Chris Crane can lead, but can he win?

Posted by ESPN.com's Heather Dinich

CHESTNUT HILL, Mass. -- Being Boston College's starting quarterback is no joking matter.

The backup, apparently, is a different story.

Chris Crane's teammates describe him as a laid-back, silly guy. Or he was.

Last season, Crane was sort of like an assistant coach, and when the head coach, Matt Ryan, came down hard on his teammates, Crane was the go-to guy, the friend.

Now he's the one commanding respect.

"I feel like I really had to make a big effort to show everyone that there's no joking around anymore, that I'm here to lead this team," Crane said. "It's weird because a lot of people didn't feel like Matt was their friend and that I could be. When I took over a lot of people would say, 'Oh you're not going to turn into Matt are you? You're not going to be so hard on us?' And you just have to tell them bluntly, I'm the same person, but I'm going to be tough on you. Nothing is going to change."

On the field, though, the offense is certain to change.

Crane is a more mobile quarterback than Ryan, and that gives the Eagles the option to have him run the ball. Clearly, he's not going to throw it as much. Crane said he's progressed throughout the spring and summer and is able to get through his reads, and is able to hit the open receiver.

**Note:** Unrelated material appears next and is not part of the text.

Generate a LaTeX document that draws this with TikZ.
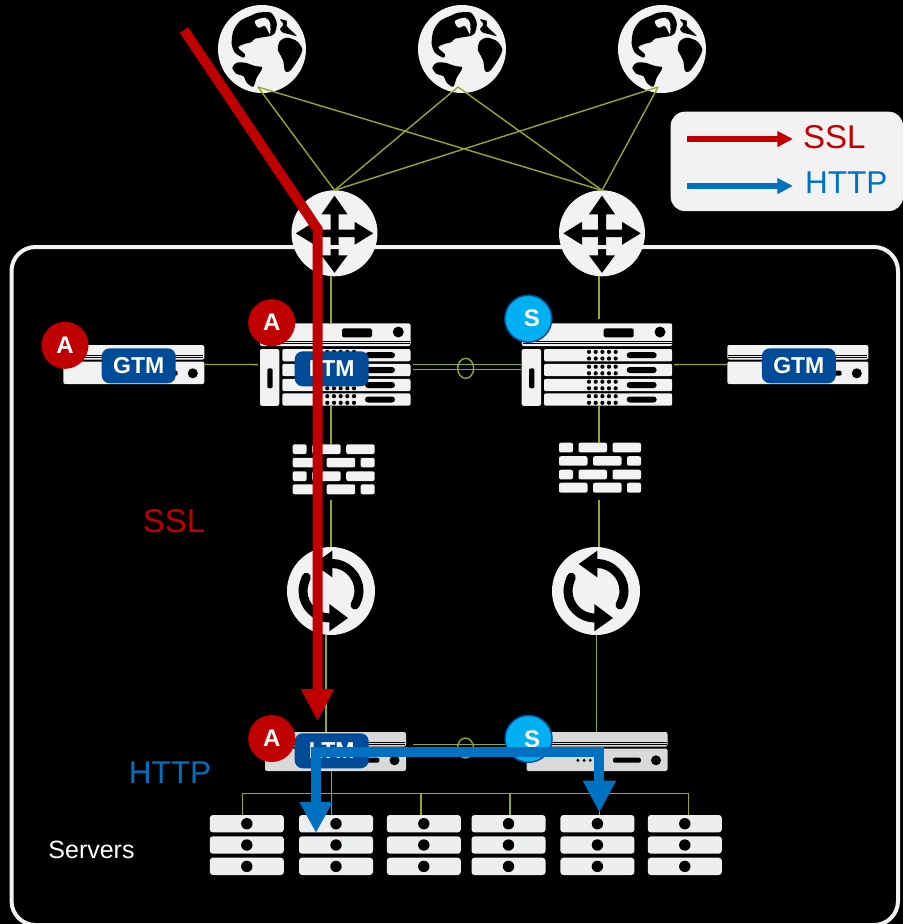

But he hasn't quite sparkled yet. Is that because he's going against one of the better defenses in the ACC, and it knows his every move? That's part of it. Here are his stats through the Eagles' three scrimmages:

• 8-of-12 for 110 yds, TD

• 14-of-25 for 178 yards, TD (The offense was held to 64 net rushing yards and the defense had eight sacks and four interceptions, not necessarily all from Crane).

• 10-of-20 for 66 yards and one touchdown.

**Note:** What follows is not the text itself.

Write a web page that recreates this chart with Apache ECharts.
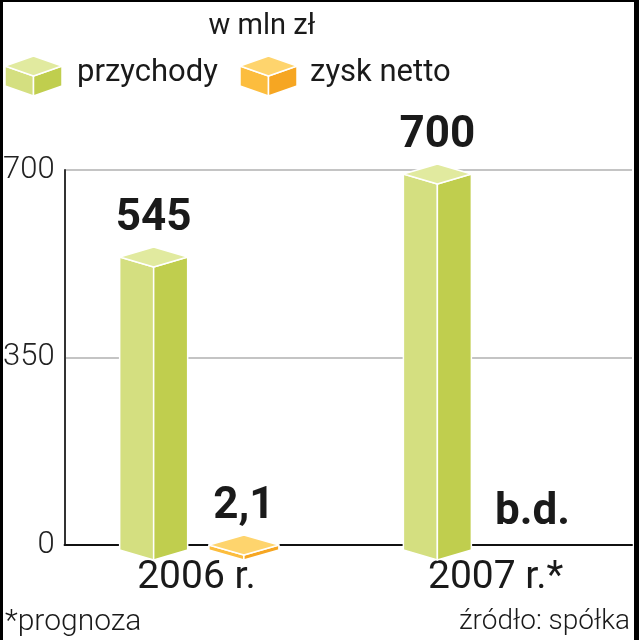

The Aug. 30 season opener at Kent State is 10 days away, and we still don't know what Crane can do, but he's got experienced receivers to help him in starters Rich Gunnell, Clarence Megwa and Brandon Robinson. Tight end Ryan Purvis is also back.

"A lot of people see me as a rookie," Crane said. "I'm really hoping that when we go out there, if there are any nerves, if the passes aren't quite perfect, that they'll be able to in stride make it look like everything's good. That's what I'm hoping."

Robinson, a fifth-year senior who averaged 14.2 yards per catch last year, said the receivers aren't great, but they're good enough to get it done. Both he and Gunnell were among the 2007 ACC leaders in receptions and receiving yards per game.

"We got badgered all season. 'Matt would have been so much better if he had better receivers.' But he wasn't throwing the ball to himself, like a lot of people have said," Robinson said. "I don't really see us as great receivers. We make plays, but that's what our job is to do. We're supposed to make the quarterback look good."

Not that he doesn't have any confidence Crane will uphold his end of the deal.

"I always knew and he always knew that he was a good quarterback, but it's really hard following an All-American," said Robinson. "Now he knows it's his time, so he can play. He was recruited here as a great quarterback, a big, strong-armed, fast quarterback. I think that's what people don't understand -- we may not get the best recruits in the country but the guys that come here know how to play football, they're tough mentally and are smart and they get the job done."

While the verdict is still out on the field, Crane answered the one question his teammates wanted to know most:

"One thing that we were all looking for Chris to do was lead, and he has done just that," linebacker Mark Herzlich said. "He's become a great leader as well as improved his personal skills and techniques. I have the utmost confidence in him to lead our team to victory and do what's necessary to get that done."